[Saved entries]
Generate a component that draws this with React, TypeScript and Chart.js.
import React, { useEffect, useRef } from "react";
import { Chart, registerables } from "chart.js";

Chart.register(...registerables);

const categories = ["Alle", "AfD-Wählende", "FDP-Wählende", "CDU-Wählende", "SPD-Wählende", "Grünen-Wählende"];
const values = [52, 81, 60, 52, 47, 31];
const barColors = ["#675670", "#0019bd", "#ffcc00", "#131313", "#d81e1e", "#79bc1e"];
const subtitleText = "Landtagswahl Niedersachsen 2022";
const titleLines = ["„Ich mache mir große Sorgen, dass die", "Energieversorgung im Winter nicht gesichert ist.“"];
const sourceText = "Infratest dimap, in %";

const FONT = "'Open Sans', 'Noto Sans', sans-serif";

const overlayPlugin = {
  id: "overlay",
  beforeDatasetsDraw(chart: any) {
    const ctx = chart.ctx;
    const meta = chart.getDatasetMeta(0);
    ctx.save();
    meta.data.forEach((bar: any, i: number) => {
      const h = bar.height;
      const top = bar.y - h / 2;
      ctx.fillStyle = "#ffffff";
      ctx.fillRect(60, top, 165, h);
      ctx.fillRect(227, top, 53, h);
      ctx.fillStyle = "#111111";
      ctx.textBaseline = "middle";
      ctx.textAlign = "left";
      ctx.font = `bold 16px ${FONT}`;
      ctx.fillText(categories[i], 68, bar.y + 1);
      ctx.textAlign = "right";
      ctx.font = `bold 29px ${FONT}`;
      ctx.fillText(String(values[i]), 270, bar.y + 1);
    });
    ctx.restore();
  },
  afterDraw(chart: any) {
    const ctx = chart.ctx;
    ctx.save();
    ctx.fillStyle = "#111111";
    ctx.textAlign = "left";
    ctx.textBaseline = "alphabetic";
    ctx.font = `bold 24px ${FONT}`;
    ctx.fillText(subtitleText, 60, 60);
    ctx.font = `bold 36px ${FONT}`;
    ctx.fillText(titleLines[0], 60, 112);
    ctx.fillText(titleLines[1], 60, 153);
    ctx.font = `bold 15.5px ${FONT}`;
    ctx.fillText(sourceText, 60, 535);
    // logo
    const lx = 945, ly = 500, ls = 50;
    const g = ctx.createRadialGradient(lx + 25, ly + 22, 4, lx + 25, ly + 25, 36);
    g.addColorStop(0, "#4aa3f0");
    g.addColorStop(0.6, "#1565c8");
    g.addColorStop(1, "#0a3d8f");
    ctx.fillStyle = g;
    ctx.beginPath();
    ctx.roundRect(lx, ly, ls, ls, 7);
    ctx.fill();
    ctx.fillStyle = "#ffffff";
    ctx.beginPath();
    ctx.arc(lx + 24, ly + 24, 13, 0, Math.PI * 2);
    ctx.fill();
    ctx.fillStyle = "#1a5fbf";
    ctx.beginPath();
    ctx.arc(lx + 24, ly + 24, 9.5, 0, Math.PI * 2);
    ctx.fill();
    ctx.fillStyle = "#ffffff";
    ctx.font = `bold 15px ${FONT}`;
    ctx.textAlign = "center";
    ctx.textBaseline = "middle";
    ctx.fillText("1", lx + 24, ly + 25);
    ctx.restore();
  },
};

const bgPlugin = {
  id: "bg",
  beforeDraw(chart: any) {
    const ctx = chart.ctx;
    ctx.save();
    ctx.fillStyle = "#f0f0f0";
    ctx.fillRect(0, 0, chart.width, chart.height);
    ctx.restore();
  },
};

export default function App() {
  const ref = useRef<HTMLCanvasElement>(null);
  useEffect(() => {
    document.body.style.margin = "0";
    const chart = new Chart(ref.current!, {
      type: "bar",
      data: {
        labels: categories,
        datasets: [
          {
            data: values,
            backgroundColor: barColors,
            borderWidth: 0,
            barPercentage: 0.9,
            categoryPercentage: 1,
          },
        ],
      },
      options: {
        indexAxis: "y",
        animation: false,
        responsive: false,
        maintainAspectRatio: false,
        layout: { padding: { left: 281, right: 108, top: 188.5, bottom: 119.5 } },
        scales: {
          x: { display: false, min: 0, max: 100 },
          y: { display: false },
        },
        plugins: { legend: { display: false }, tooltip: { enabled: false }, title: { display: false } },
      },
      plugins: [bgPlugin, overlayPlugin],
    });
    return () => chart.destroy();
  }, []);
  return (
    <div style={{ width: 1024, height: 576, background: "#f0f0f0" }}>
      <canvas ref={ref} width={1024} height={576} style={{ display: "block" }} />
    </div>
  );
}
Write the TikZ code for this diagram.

DESCRIPTION OF THE TASK:
Reproduce the records above exactly.

OUTPUT OF THE EXERCISE:
Generate a component that draws this with React, TypeScript and Chart.js.
import React, { useEffect, useRef } from "react";
import { Chart, registerables } from "chart.js";

Chart.register(...registerables);

const categories = ["Alle", "AfD-Wählende", "FDP-Wählende", "CDU-Wählende", "SPD-Wählende", "Grünen-Wählende"];
const values = [52, 81, 60, 52, 47, 31];
const barColors = ["#675670", "#0019bd", "#ffcc00", "#131313", "#d81e1e", "#79bc1e"];
const subtitleText = "Landtagswahl Niedersachsen 2022";
const titleLines = ["„Ich mache mir große Sorgen, dass die", "Energieversorgung im Winter nicht gesichert ist.“"];
const sourceText = "Infratest dimap, in %";

const FONT = "'Open Sans', 'Noto Sans', sans-serif";

const overlayPlugin = {
  id: "overlay",
  beforeDatasetsDraw(chart: any) {
    const ctx = chart.ctx;
    const meta = chart.getDatasetMeta(0);
    ctx.save();
    meta.data.forEach((bar: any, i: number) => {
      const h = bar.height;
      const top = bar.y - h / 2;
      ctx.fillStyle = "#ffffff";
      ctx.fillRect(60, top, 165, h);
      ctx.fillRect(227, top, 53, h);
      ctx.fillStyle = "#111111";
      ctx.textBaseline = "middle";
      ctx.textAlign = "left";
      ctx.font = `bold 16px ${FONT}`;
      ctx.fillText(categories[i], 68, bar.y + 1);
      ctx.textAlign = "right";
      ctx.font = `bold 29px ${FONT}`;
      ctx.fillText(String(values[i]), 270, bar.y + 1);
    });
    ctx.restore();
  },
  afterDraw(chart: any) {
    const ctx = chart.ctx;
    ctx.save();
    ctx.fillStyle = "#111111";
    ctx.textAlign = "left";
    ctx.textBaseline = "alphabetic";
    ctx.font = `bold 24px ${FONT}`;
    ctx.fillText(subtitleText, 60, 60);
    ctx.font = `bold 36px ${FONT}`;
    ctx.fillText(titleLines[0], 60, 112);
    ctx.fillText(titleLines[1], 60, 153);
    ctx.font = `bold 15.5px ${FONT}`;
    ctx.fillText(sourceText, 60, 535);
    // logo
    const lx = 945, ly = 500, ls = 50;
    const g = ctx.createRadialGradient(lx + 25, ly + 22, 4, lx + 25, ly + 25, 36);
    g.addColorStop(0, "#4aa3f0");
    g.addColorStop(0.6, "#1565c8");
    g.addColorStop(1, "#0a3d8f");
    ctx.fillStyle = g;
    ctx.beginPath();
    ctx.roundRect(lx, ly, ls, ls, 7);
    ctx.fill();
    ctx.fillStyle = "#ffffff";
    ctx.beginPath();
    ctx.arc(lx + 24, ly + 24, 13, 0, Math.PI * 2);
    ctx.fill();
    ctx.fillStyle = "#1a5fbf";
    ctx.beginPath();
    ctx.arc(lx + 24, ly + 24, 9.5, 0, Math.PI * 2);
    ctx.fill();
    ctx.fillStyle = "#ffffff";
    ctx.font = `bold 15px ${FONT}`;
    ctx.textAlign = "center";
    ctx.textBaseline = "middle";
    ctx.fillText("1", lx + 24, ly + 25);
    ctx.restore();
  },
};

const bgPlugin = {
  id: "bg",
  beforeDraw(chart: any) {
    const ctx = chart.ctx;
    ctx.save();
    ctx.fillStyle = "#f0f0f0";
    ctx.fillRect(0, 0, chart.width, chart.height);
    ctx.restore();
  },
};

export default function App() {
  const ref = useRef<HTMLCanvasElement>(null);
  useEffect(() => {
    document.body.style.margin = "0";
    const chart = new Chart(ref.current!, {
      type: "bar",
      data: {
        labels: categories,
        datasets: [
          {
            data: values,
            backgroundColor: barColors,
            borderWidth: 0,
            barPercentage: 0.9,
            categoryPercentage: 1,
          },
        ],
      },
      options: {
        indexAxis: "y",
        animation: false,
        responsive: false,
        maintainAspectRatio: false,
        layout: { padding: { left: 281, right: 108, top: 188.5, bottom: 119.5 } },
        scales: {
          x: { display: false, min: 0, max: 100 },
          y: { display: false },
        },
        plugins: { legend: { display: false }, tooltip: { enabled: false }, title: { display: false } },
      },
      plugins: [bgPlugin, overlayPlugin],
    });
    return () => chart.destroy();
  }, []);
  return (
    <div style={{ width: 1024, height: 576, background: "#f0f0f0" }}>
      <canvas ref={ref} width={1024} height={576} style={{ display: "block" }} />
    </div>
  );
}
Write the TikZ code for this diagram.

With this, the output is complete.